Guilherme Boulos, coordenador nacional do Movimento dos Trabalhadores Sem-Teto (MTST), afirmou que o objetivo da proposta é perseguir a Oposição. “Democracia pressupõe o respeito às oposições, às minorias e aos movimentos sociais. Se há pessoas que lutam por moradia e por terra no Brasil, isso não vai se resolver nem com lei nem com violência, mas com políticas públicas. A forma de acabar com MTST é construir 7 milhões de casas para todos os sem-teto do país. A forma de acabar com o MST é fazer reforma agrária para que todo trabalhador sem-terra possa ter terra para trabalhar. Não se lida com movimento social na pancada, mas com políticas públicas”, disse.
O PLS 272/16amplia o conceito e as condutas consideradas como atos de terror. O texto recupera itens vetados pela então presidente Dilma Rousseff na Lei Antiterrorismo. À época, os vetos foram justificados pela intenção de afastar qualquer possibilidade de criminalização de manifestações ou protestos organizados pela sociedade civil. No entanto, Lasier Martins, autor do projeto em discussão no Senado, acredita que a ex-presidente mutilou a legislação, tornando-a inócua.
O projeto considera como atos de terrorismo as seguintes condutas: incendiar, depredar, saquear, destruir ou explodir meios de transporte ou qualquer bem público ou privado, além dos atos de interferir, sabotar ou danificar sistemas de informática ou bancos de dados. A pena estipulada para todas essas condutas será de 12 a 30 anos de reclusão, bem como sanções correspondentes à prática de ameaça ou violência.
De acordo com a vice-líder da Minoria, deputada Jandira Feghali (PCdoB-RJ), o objetivo da frente é garantir os direitos conquistados na Constituição. “Ampliação da Lei Antiterrorismo e quaisquer outros retrocessos terão nossa total e absoluta resistência, não só aqui dentro, mas nas ruas e nas redes. Saímos da eleição com 47 milhões de brasileiros gritando por liberdade e por direitos. Então, a gente não parte do zero: estamos apenas fazendo uma articulação política, institucional e organizada junto com os movimentos sociais. Não há retrocesso possível. Pode vir quem vier, mas nossa luta por direitos será mantida”, destacou.
O ato contou ainda com a participação do candidato à Presidência da República pelo PT, Fernando Haddad. Para ele, a criminalização de movimentos sociais é “equivocada e fere o direito à livre organização”.Haddad afirmou ainda que direitos civis e sociais são complementares e que a defesa deles pode agregar parlamentares das mais variadas correntes políticas.
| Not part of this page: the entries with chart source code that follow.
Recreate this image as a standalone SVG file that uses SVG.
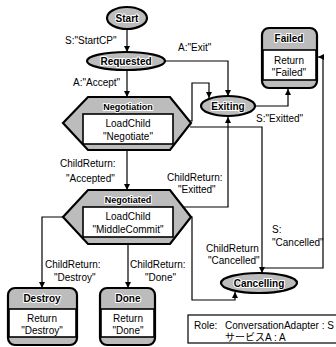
<svg xmlns="http://www.w3.org/2000/svg" width="336" height="347" viewBox="0 0 336 347">
<style>
text{font-family:"Liberation Sans",Arial,"Noto Sans CJK JP",sans-serif;font-size:10px;fill:#000}
.t{font-weight:bold;paint-order:stroke;stroke:#fff;stroke-width:2px;stroke-linejoin:round;text-anchor:middle}
.c{text-anchor:middle}
.sh{fill:#bcbcbc;stroke:#000;stroke-width:2.2}
.in{fill:#fff;stroke:#000;stroke-width:1.6}
.ln{fill:none;stroke:#000;stroke-width:1.2}
</style>
<defs>
<marker id="a" viewBox="0 0 8 8" refX="8" refY="4" markerWidth="6" markerHeight="6" orient="auto" markerUnits="userSpaceOnUse">
<path d="M0,0 L8,4 L0,8 z" fill="#000"/>
</marker>
</defs>
<rect width="336" height="347" fill="#fff"/>
<g id="connectors">
<path class="ln" d="M127,29 V52" marker-end="url(#a)"/>
<path class="ln" d="M127,70 V97" marker-end="url(#a)"/>
<path class="ln" d="M165,61 H228 V96" marker-end="url(#a)"/>
<path class="ln" d="M190,121 H192 V83 H209 V98" marker-end="url(#a)"/>
<path class="ln" d="M255,106 H288 V89" marker-end="url(#a)"/>
<path class="ln" d="M127,150 V190" marker-end="url(#a)"/>
<path class="ln" d="M190,127 H262 V273" marker-end="url(#a)"/>
<path class="ln" d="M184,207 H228 V117" marker-end="url(#a)"/>
<path class="ln" d="M262,268 H323 V57 H318" marker-end="url(#a)"/>
<path class="ln" d="M190,217 H192 V300 H235 V292" marker-end="url(#a)"/>
<path class="ln" d="M63,217 H42 V288" marker-end="url(#a)"/>
<path class="ln" d="M128,244 V288" marker-end="url(#a)"/>
<text x="65" y="44">S:"StartCP"</text>
<text x="73" y="86">A:"Accept"</text>
<text x="178" y="51">A:"Exit"</text>
<text x="256" y="122">S:"Exitted"</text>
<text x="60" y="167">ChildReturn:</text>
<text x="66" y="182">"Accepted"</text>
<text x="167" y="181">ChildReturn:</text>
<text x="178" y="193">"Exitted"</text>
<text x="272" y="233">S:</text>
<text x="272" y="246">"Cancelled"</text>
<text x="206" y="252">ChildReturn</text>
<text x="208" y="264">"Cancelled"</text>
<text x="45" y="268">ChildReturn:</text>
<text x="54" y="281">"Destroy"</text>
<text x="130" y="268">ChildReturn:</text>
<text x="145" y="281">"Done"</text>
</g>
<g id="start">
<ellipse class="sh" cx="127" cy="18" rx="20" ry="11"/>
<text class="t" x="127" y="22">Start</text>
</g>
<g id="requested">
<ellipse class="sh" cx="126" cy="61" rx="39" ry="9"/>
<text class="t" x="126" y="65">Requested</text>
</g>
<g id="negotiation">
<path class="sh" d="M63,123 L88,97 H170 L191,123 L170,150 H88 z"/>
<text class="t" x="128" y="110" style="font-size:9px">Negotiation</text>
<rect class="in" x="83" y="114" width="90" height="30"/>
<text class="c" x="128" y="127">LoadChild</text>
<text class="c" x="128" y="140">"Negotiate"</text>
</g>
<g id="negotiated">
<path class="sh" d="M63,217 L88,190 H170 L191,217 L170,244 H88 z"/>
<text class="t" x="128" y="203" style="font-size:9px">Negotiated</text>
<rect class="in" x="83" y="207" width="90" height="30"/>
<text class="c" x="128" y="220">LoadChild</text>
<text class="c" x="128" y="233">"MiddleCommit"</text>
</g>
<g id="exiting">
<ellipse class="sh" cx="228" cy="106" rx="27" ry="10"/>
<text class="t" x="228" y="110">Exiting</text>
</g>
<g id="cancelling">
<ellipse class="sh" cx="259" cy="283" rx="38" ry="10"/>
<text class="t" x="259" y="287">Cancelling</text>
</g>
<g id="failed">
<rect class="sh" x="262" y="28" width="55" height="60" rx="7"/>
<rect class="in" x="263" y="50" width="53" height="30"/>
<text class="t" x="289" y="42">Failed</text>
<text class="c" x="289" y="64">Return</text>
<text class="c" x="289" y="76">"Failed"</text>
</g>
<g id="destroy">
<rect class="sh" x="8" y="288" width="69" height="57" rx="7"/>
<rect class="in" x="9" y="309" width="67" height="28"/>
<text class="t" x="42" y="302">Destroy</text>
<text class="c" x="42" y="322">Return</text>
<text class="c" x="42" y="334">"Destroy"</text>
</g>
<g id="done">
<rect class="sh" x="100" y="288" width="55" height="57" rx="7"/>
<rect class="in" x="101" y="309" width="53" height="28"/>
<text class="t" x="128" y="302">Done</text>
<text class="c" x="128" y="322">Return</text>
<text class="c" x="128" y="334">"Done"</text>
</g>
<g id="role">
<rect x="188" y="315" width="160" height="28" fill="#fff" stroke="#000" stroke-width="1.2"/>
<text x="194" y="329">Role:</text>
<text x="225" y="329">ConversationAdapter : S</text>
<text x="225" y="341">サービスA : A</text>
</g>
</svg>
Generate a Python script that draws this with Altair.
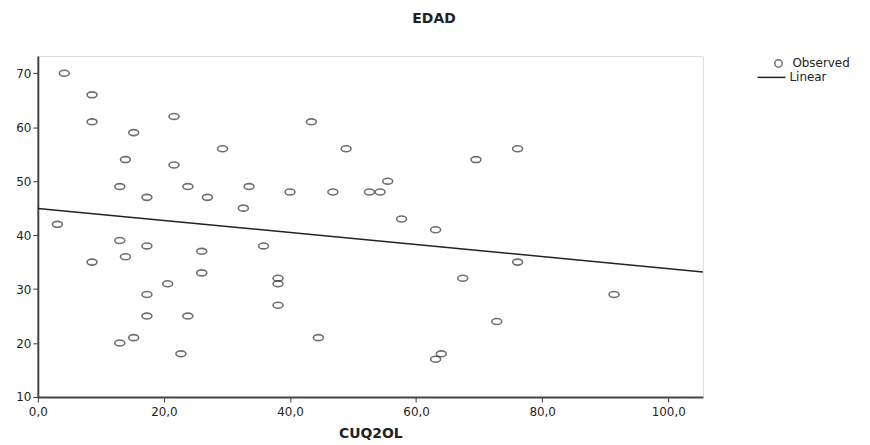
import altair as alt
import pandas as pd

cuq2ol = [4.2, 8.6, 8.6, 15.2, 21.6, 29.3, 13.9, 21.6, 13.0, 23.8, 33.5, 17.3, 26.9, 32.6, 40.0, 3.1,
          43.4, 48.9, 46.8, 52.6, 54.3, 55.5, 57.7, 63.1, 69.5, 76.1,
          13.0, 17.3, 13.9, 8.6, 26.0, 26.0, 20.6, 17.3, 17.3, 23.8, 13.0, 15.2, 22.7, 35.8, 38.1, 38.1, 38.1,
          44.5, 63.1, 64.0, 67.4, 76.1, 72.8, 91.4]
edad = [70, 66, 61, 59, 62, 56, 54, 53, 49, 49, 49, 47, 47, 45, 48, 42,
        61, 56, 48, 48, 48, 50, 43, 41, 54, 56,
        39, 38, 36, 35, 37, 33, 31, 29, 25, 25, 20, 21, 18, 38, 32, 31, 27,
        21, 17, 18, 32, 35, 24, 29]

x_ticks = [0, 20, 40, 60, 80, 100]
y_ticks = [10, 20, 30, 40, 50, 60, 70]
legend_labels = ["Observed", "Linear"]

df = pd.DataFrame({"CUQ2OL": cuq2ol, "EDAD": edad})

FONT = "DejaVu Sans"
x_scale = alt.Scale(domain=[0, 105.5], nice=False, zero=False)
y_scale = alt.Scale(domain=[10, 73.2], nice=False, zero=False)

x_axis = alt.Axis(values=x_ticks, labelExpr="replace(format(datum.value, '.1f'), '.', ',')",
                  grid=False, tickSize=5, tickColor="#333", domainColor="#444", domainWidth=2,
                  labelFont=FONT, labelFontSize=12, labelColor="#222", labelPadding=5,
                  labelFlush=False,
                  title="CUQ2OL", titleFont=FONT, titleFontSize=14, titleFontWeight="bold",
                  titleColor="#222", titlePadding=9)
y_axis = alt.Axis(values=y_ticks, grid=False, tickSize=5, tickColor="#333", domainColor="#444",
                  domainWidth=2, labelFont=FONT, labelFontSize=12, labelColor="#222",
                  labelPadding=2, labelFlush=False, title=None)

ellipse = "M -1 0 A 1 0.6 0 1 0 1 0 A 1 0.6 0 1 0 -1 0 Z"

base = alt.Chart(df)

points = base.mark_point(shape=ellipse, size=100, filled=False, stroke="#333",
                         strokeWidth=1.6).encode(
    x=alt.X("CUQ2OL:Q", scale=x_scale, axis=x_axis),
    y=alt.Y("EDAD:Q", scale=y_scale, axis=y_axis),
)

line = base.transform_regression("CUQ2OL", "EDAD", extent=[0, 105.5]).mark_line(
    color="#222", strokeWidth=1.5, clip=True).encode(
    x=alt.X("CUQ2OL:Q", scale=x_scale),
    y=alt.Y("EDAD:Q", scale=y_scale),
)

leg_obs = alt.Chart(pd.DataFrame({"label": [legend_labels[0]]}))
leg_lin = alt.Chart(pd.DataFrame({"label": [legend_labels[1]]}))

leg_sym = leg_obs.mark_point(shape="circle", size=55, filled=False, stroke="#333",
                             strokeWidth=1.5).encode(x=alt.value(745), y=alt.value(7.5))
leg_txt1 = leg_obs.mark_text(align="left", baseline="middle", font=FONT, fontSize=12,
                             color="#222").encode(x=alt.value(759), y=alt.value(7.5), text="label:N")
leg_rule = leg_lin.mark_rule(color="#222", strokeWidth=1.5).encode(
    x=alt.value(724), x2=alt.value(752), y=alt.value(21.5))
leg_txt2 = leg_lin.mark_text(align="left", baseline="middle", font=FONT, fontSize=12,
                             color="#222").encode(x=alt.value(756), y=alt.value(21.5), text="label:N")

chart = alt.layer(points, line, leg_sym, leg_txt1, leg_rule, leg_txt2).properties(
    width=669, height=343,
    autosize=alt.AutoSizeParams(type="none"),
    padding={"left": 30, "top": 47, "right": 160, "bottom": 46},
    title=alt.TitleParams("EDAD", font=FONT, fontSize=14, fontWeight="bold", color="#222",
                          anchor="middle", dx=64, offset=30),
).configure_view(
    fill="#f0f0f0", stroke="#666", strokeWidth=1.5
).configure(background="white")

chart.save("out.html", embed_options={"renderer": "svg", "actions": False})
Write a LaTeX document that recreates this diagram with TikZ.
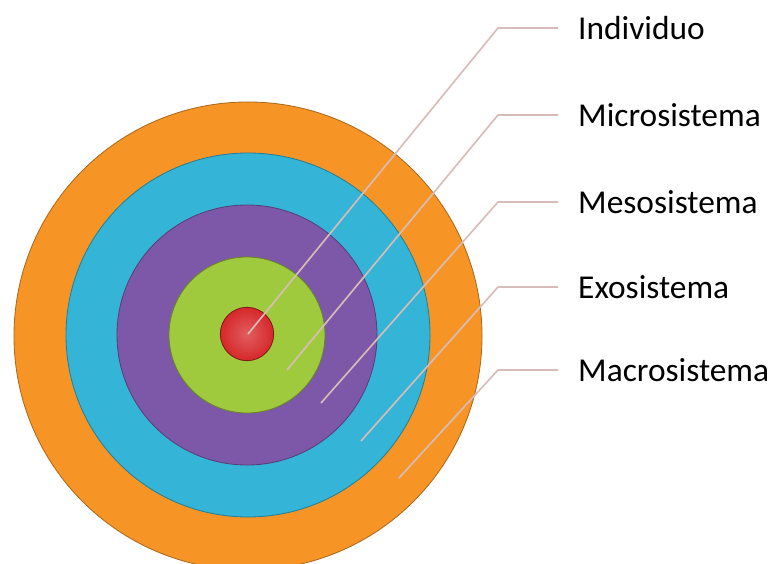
\documentclass[tikz,border=0pt]{standalone}
\usepackage{fontspec}
\setmainfont{Carlito}
\usepackage{tikz}
\usetikzlibrary{positioning}

\definecolor{orng}{RGB}{246,148,38}
\definecolor{cyn}{RGB}{52,180,214}
\definecolor{prpl}{RGB}{126,88,168}
\definecolor{grn}{RGB}{160,202,62}
\definecolor{rd}{RGB}{214,40,42}
\definecolor{lnk}{RGB}{216,188,184}

\begin{document}
\begin{tikzpicture}[x=0.03cm, y=-0.03cm]
                \tikzset{disc/.style={draw, shape=circle, line width=0.7pt, inner sep=0pt},
                         lbl/.style={anchor=west, inner xsep=0.6cm, font=\fontsize{28.5}{32}\selectfont},
                         lead/.style={draw=lnk, line width=1.4pt}}
                \useasboundingbox (0,0) rectangle (776,564);
                \node[disc, fill=orng, draw=orng!70!black, minimum size=14.04cm] (macro) at (248,336) {};
                \node[disc, fill=cyn, draw=cyn!70!black, minimum size=10.92cm] (exo) at (248,335) {};
                \node[disc, fill=prpl, draw=prpl!70!black, minimum size=7.8cm] (meso) at (247,335) {};
                \node[disc, fill=grn, draw=grn!65!black, minimum size=4.68cm] (micro) at (247,335) {};
                \node[disc, inner color=rd!75!white, outer color=rd, draw=rd!60!black, minimum size=1.6cm] (ind) at (247,334) {};
                % ends of the leader lines
                \coordinate (pind) at (248,334);
                \coordinate (pmicro) at (287,370);
                \coordinate (pmeso) at (321,403);
                \coordinate (pexo) at (361,441);
                \coordinate (pmacro) at (399,478);
                \coordinate (kind) at (498,28);
                \coordinate (kmicro) at (498,115);
                \coordinate (kmeso) at (498,202);
                \coordinate (kexo) at (498,287);
                \coordinate (kmacro) at (498,370);
                % labels
                \node[lbl] (tind) at (558,28) {Individuo};
                \node[lbl] (tmicro) at (558,115) {Microsistema};
                \node[lbl] (tmeso) at (558,202) {Mesosistema};
                \node[lbl] (texo) at (558,287) {Exosistema};
                \node[lbl] (tmacro) at (558,370) {Macrosistema};
                \path[lead]
                    (pind) -- (kind) -- (tind.west)
                    (pmicro) -- (kmicro) -- (tmicro.west)
                    (pmeso) -- (kmeso) -- (tmeso.west)
                    (pexo) -- (kexo) -- (texo.west)
                    (pmacro) -- (kmacro) -- (tmacro.west);
            \end{tikzpicture}
\end{document}
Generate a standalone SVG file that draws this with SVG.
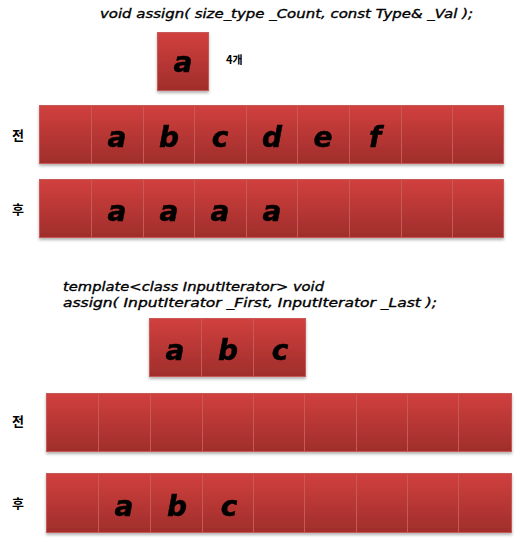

“Entendemos que esse binômio pode congregar a maioria dos parlamentares eleitos nas últimas eleições, que vão agir para impedir retrocessos nessas duas áreas. Vamos defender os direitos dos brasileiros se manifestarem”, afirmou.
O PLS 272/16 tramita de forma terminativa na CCJ e poderá ir diretamente à Câmara caso não haja recurso para votação no Plenário do Senado.